Chronic ill-health debarred Locker from any active part in life, but it did not prevent his delighting a wide circle of friends by his gifts as a host and raconteur, and from accumulating many treasures as a connoisseur. He was acquainted with practically all the major literary figures of the age, including Matthew Arnold, the Brownings, Carlyle, Dickens, George Eliot, Leigh Hunt, Ruskin, Tennyson, Thackeray and Trollope. He was also a mentor to the illustrator artists Randolph Caldecott and Kate Greenaway.

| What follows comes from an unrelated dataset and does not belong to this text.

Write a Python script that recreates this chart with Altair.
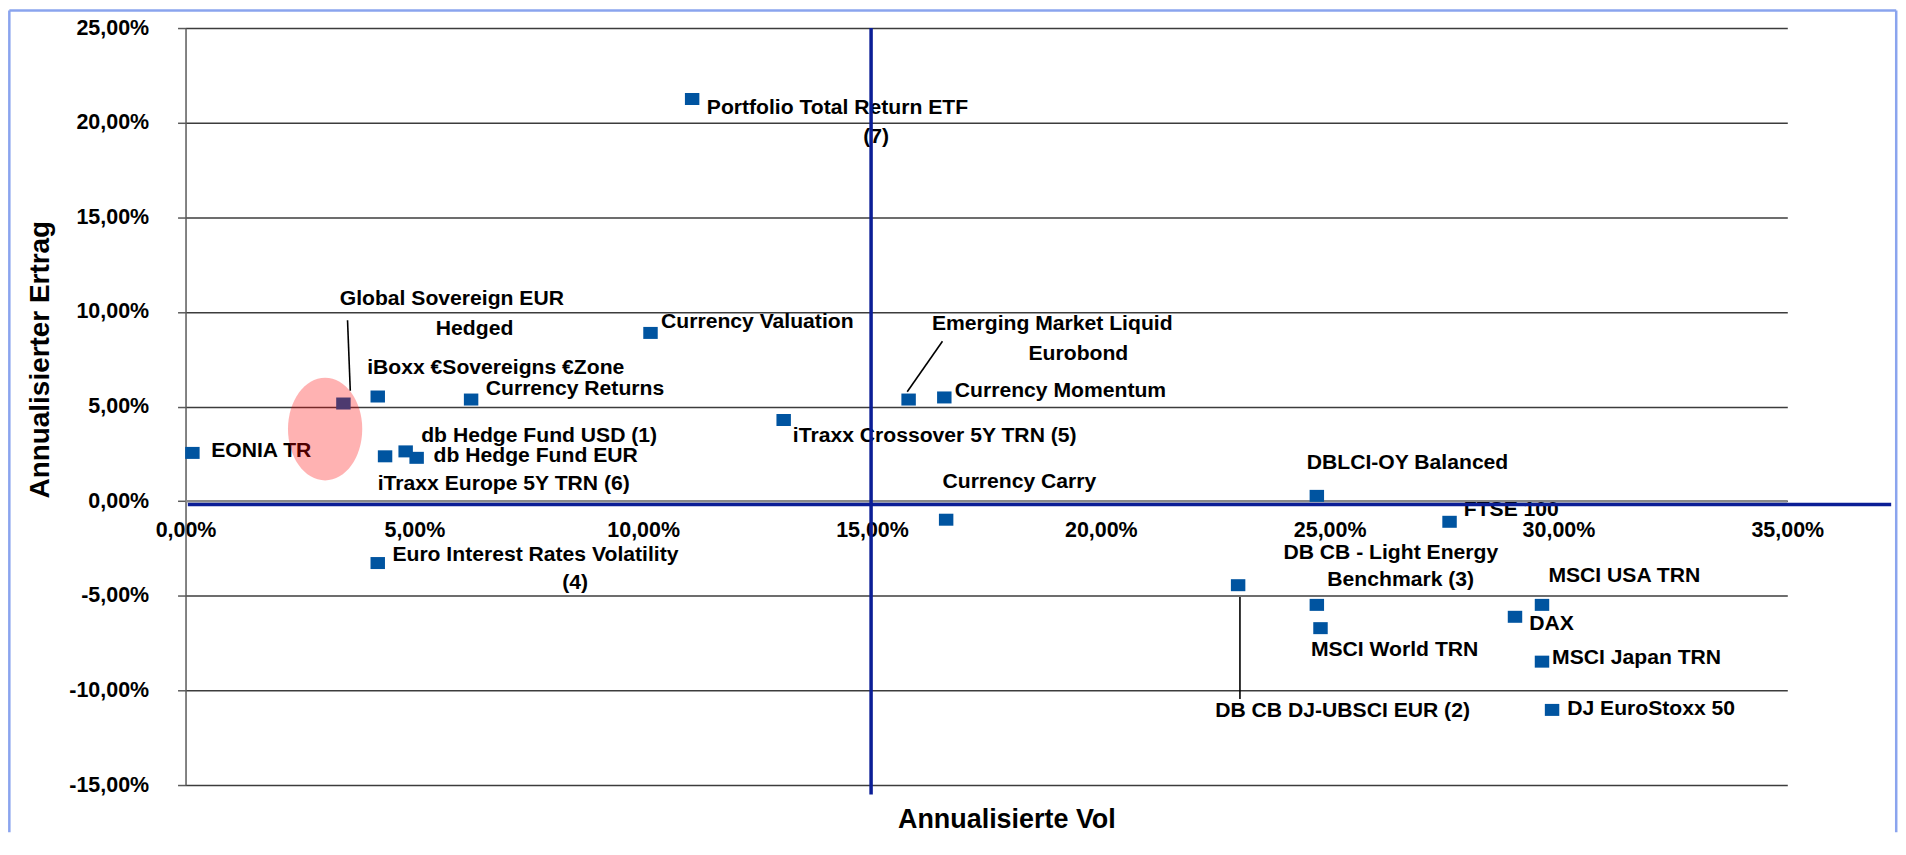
import altair as alt
import pandas as pd

# ---------------- data ----------------
names = [
    "EONIA TR", "Global Sovereign EUR Hedged", "iBoxx €Sovereigns €Zone",
    "iTraxx Europe 5Y TRN (6)", "db Hedge Fund USD (1)", "db Hedge Fund EUR",
    "Currency Returns", "Euro Interest Rates Volatility (4)", "Currency Valuation",
    "Portfolio Total Return ETF (7)", "iTraxx Crossover 5Y TRN (5)",
    "Emerging Market Liquid Eurobond", "Currency Momentum", "Currency Carry",
    "DB CB DJ-UBSCI EUR (2)", "DBLCI-OY Balanced", "DB CB - Light Energy Benchmark (3)",
    "MSCI World TRN", "FTSE 100", "DAX", "MSCI USA TRN", "MSCI Japan TRN",
    "DJ EuroStoxx 50",
]
vol = [0.15, 3.45, 4.20, 4.36, 4.81, 5.05, 6.24, 4.20, 10.16, 11.07, 13.07,
       15.80, 16.58, 16.62, 23.00, 24.72, 24.72, 24.80, 27.62, 29.05, 29.64,
       29.64, 29.86]
ret = [2.55, 5.16, 5.53, 2.37, 2.63, 2.29, 5.37, -3.27, 8.89, 21.25, 4.29,
       5.37, 5.48, -0.98, -4.44, 0.28, -5.48, -6.71, -1.09, -6.11, -5.48,
       -8.48, -11.03]

label_text = [
    "Global Sovereign EUR", "Hedged", "iBoxx €Sovereigns €Zone", "Currency Returns",
    "EONIA TR", "db Hedge Fund USD (1)", "db Hedge Fund EUR", "iTraxx Europe 5Y TRN (6)",
    "Euro Interest Rates Volatility", "(4)", "Portfolio Total Return ETF", "(7)",
    "Currency Valuation", "Emerging Market Liquid", "Eurobond", "Currency Momentum",
    "iTraxx Crossover 5Y TRN (5)", "Currency Carry", "DBLCI-OY Balanced", "FTSE 100",
    "DB CB - Light Energy", "Benchmark (3)", "MSCI USA TRN", "DAX", "MSCI World TRN",
    "MSCI Japan TRN", "DB CB DJ-UBSCI EUR (2)", "DJ EuroStoxx 50",
]
label_x = [3.37, 5.47, 3.97, 6.56, 0.56, 5.15, 5.42, 4.20, 4.52, 8.23, 11.39, 14.81,
           10.39, 16.31, 18.42, 16.81, 13.27, 16.54, 24.50, 27.93, 23.99, 24.95,
           29.78, 29.36, 24.59, 29.86, 22.50, 30.19]
label_y = [10.66, 9.11, 7.03, 5.92, 2.67, 3.46, 2.37, 0.92, -2.84, -4.35, 20.80, 19.22,
           9.47, 9.35, 7.77, 5.83, 3.46, 1.00, 2.00, -0.49, -2.72, -4.18,
           -3.95, -6.51, -7.87, -8.30, -11.08, -10.99]

leader_x = [3.54, 16.54, 23.04]
leader_y = [9.56, 8.45, -5.06]
leader_x2 = [3.60, 15.77, 23.04]
leader_y2 = [5.83, 5.78, -10.46]

x_ticks = [0, 5, 10, 15, 20, 25, 30, 35]
y_ticks = [-15, -10, -5, 0, 5, 10, 15, 20, 25]

# quadrant cross lines
h_line = {"x": [0.05], "x2": [37.27], "y": [-0.17]}
v_line = {"x": [14.98], "y": [25.0], "y2": [-15.5]}
# highlighted area
highlight = {"x": [3.05], "y": [3.81]}
# outer frame (left, top, right edges)
frame = {"x": [-3.85, -3.85, 37.38], "x2": [-3.85, 37.38, 37.38],
         "y": [25.93, 25.93, 25.93], "y2": [-17.5, 25.93, -17.5]}

# ---------------- styles ----------------
FONT = "Liberation Sans"
BLUE = "#0054A0"
LINE_BLUE = "#0B1E96"
XS = alt.Scale(domain=[0, 35], nice=False, zero=False)
YS = alt.Scale(domain=[-15, 25], nice=False, zero=False)
FMT = "(datum.value < 0 ? '-' : '') + replace(format(abs(datum.value), '.2f'), '.', ',') + '%'"

df_pts = pd.DataFrame({"name": names, "vol": vol, "ret": ret})
df_lab = pd.DataFrame({"text": label_text, "x": label_x, "y": label_y})
df_lead = pd.DataFrame({"x": leader_x, "y": leader_y, "x2": leader_x2, "y2": leader_y2})
df_h = pd.DataFrame(h_line)
df_v = pd.DataFrame(v_line)
df_hl = pd.DataFrame(highlight)
df_frame = pd.DataFrame(frame)
df_zero = pd.DataFrame({"x": [0], "x2": [35], "y": [0]})

x_axis = alt.Axis(
    title="Annualisierte Vol", values=x_ticks, labelExpr=FMT, grid=False,
    domain=False, ticks=False, tickSize=0, labelPadding=-266, labelFlush=False,
    labelOverlap=False, labelFont=FONT, labelFontSize=21.5, labelFontWeight="bold",
    labelColor="black", labelAlign="center", labelBaseline="top",
    titleFont=FONT, titleFontSize=27, titleFontWeight="bold", titleColor="black",
    titleX=823, titleY=35, titleAlign="center", titleBaseline="middle",
)
y_axis = alt.Axis(
    title="Annualisierter Ertrag", values=y_ticks, labelExpr=FMT, grid=True,
    gridColor="#3c3c3c", gridWidth=1.5, domain=True, domainColor="#5a5a5a",
    domainWidth=1.5, ticks=True, tickSize=8, tickColor="#5a5a5a", tickWidth=1.5,
    labelPadding=29, labelFlush=False, labelOverlap=False, labelFont=FONT,
    labelFontSize=21.5, labelFontWeight="bold", labelColor="black",
    titleFont=FONT, titleFontSize=28, titleFontWeight="bold", titleColor="black",
    titleX=-145, titleY=332, titleAngle=270, titleAlign="center", titleBaseline="middle",
)


def X(f):
    return alt.X(f, type="quantitative", scale=XS, axis=x_axis)


def Y(f):
    return alt.Y(f, type="quantitative", scale=YS, axis=y_axis)


frame_layer = alt.Chart(df_frame).mark_rule(color="#8AA4EE", strokeWidth=2.5).encode(
    x=X("x"), x2="x2", y=Y("y"), y2="y2")

zero_layer = alt.Chart(df_zero).mark_rule(color="#8a8a8a", strokeWidth=2.5).encode(
    x=X("x"), x2="x2", y=Y("y"))

leader_layer = alt.Chart(df_lead).mark_rule(color="black", strokeWidth=1.6).encode(
    x=X("x"), x2="x2", y=Y("y"), y2="y2")

text_layer = alt.Chart(df_lab).mark_text(
    align="left", baseline="middle", font=FONT, fontSize=21.2, fontWeight="bold",
    color="black").encode(x=X("x"), y=Y("y"), text="text:N")

square_path = "M-1,-0.83L1,-0.83L1,0.83L-1,0.83Z"
point_layer = alt.Chart(df_pts).mark_point(
    shape=square_path, filled=True, size=210, color=BLUE, opacity=1, strokeWidth=0
).encode(x=X("vol"), y=Y("ret"), tooltip=["name:N"])

h_layer = alt.Chart(df_h).mark_rule(color=LINE_BLUE, strokeWidth=3.5).encode(
    x=X("x"), x2="x2", y=Y("y"))
v_layer = alt.Chart(df_v).mark_rule(color=LINE_BLUE, strokeWidth=3.5).encode(
    x=X("x"), y=Y("y"), y2="y2")

ellipse_path = ("M0,-1 C0.3993,-1 0.723,-0.5523 0.723,0 C0.723,0.5523 0.3993,1 0,1 "
                "C-0.3993,1 -0.723,0.5523 -0.723,0 C-0.723,-0.5523 -0.3993,-1 0,-1 Z")
hl_layer = alt.Chart(df_hl).mark_point(
    shape=ellipse_path, filled=True, size=10609, color="#FF0000", opacity=0.3,
    strokeWidth=0).encode(x=X("x"), y=Y("y"))

chart = alt.layer(
    frame_layer, zero_layer, leader_layer, text_layer, point_layer,
    h_layer, v_layer, hl_layer,
).properties(width=1606, height=759, padding=0, background="white").configure_view(
    stroke=None)

chart.save("out.html", embed_options={"renderer": "svg", "actions": False})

He was a noted bibliophile and one of the foremost exponents of the "Cabinet" style of book collecting. He catalogued his own collection of rare books, first editions, prints and manuscripts in a volume named after his family home in Sussex, the Rowfant Library (1886). An Appendix compiled by his elder son, Godfrey, was published in 1900. The Rowfant Club, a Cleveland-based society of book collectors, is named after his home.

As a poet, Locker belongs to the choir who deal with the gay rather than the grave in verse. His prose was polished and witty rather than the lofty or emotional. His writing kept him as far from the broadly comic on the one side as his kind heart saved him from cynicalness on the other.

== Biographies ==
A posthumous volume of his memoirs, entitled My Confidences, appeared in 1896. In The Varieties of Religious Experience (1902) William James wrote of the 'amiable' personality shown in this book: "This is a complex, a tender, a submissive, and graceful state of mind. For myself, I should have no objection to calling it on the whole a religious state of mind, although I dare say that to many of you it may seem too listless and half-hearted to merit so good a name."

Frederick Locker-Lampson: A Character Sketch, which includes a selection of his letters, was composed and edited by his son-in-law, Augustine Birrell in 1920. This gives an interesting idea of his personality and literary connections as well as notes on his book collection.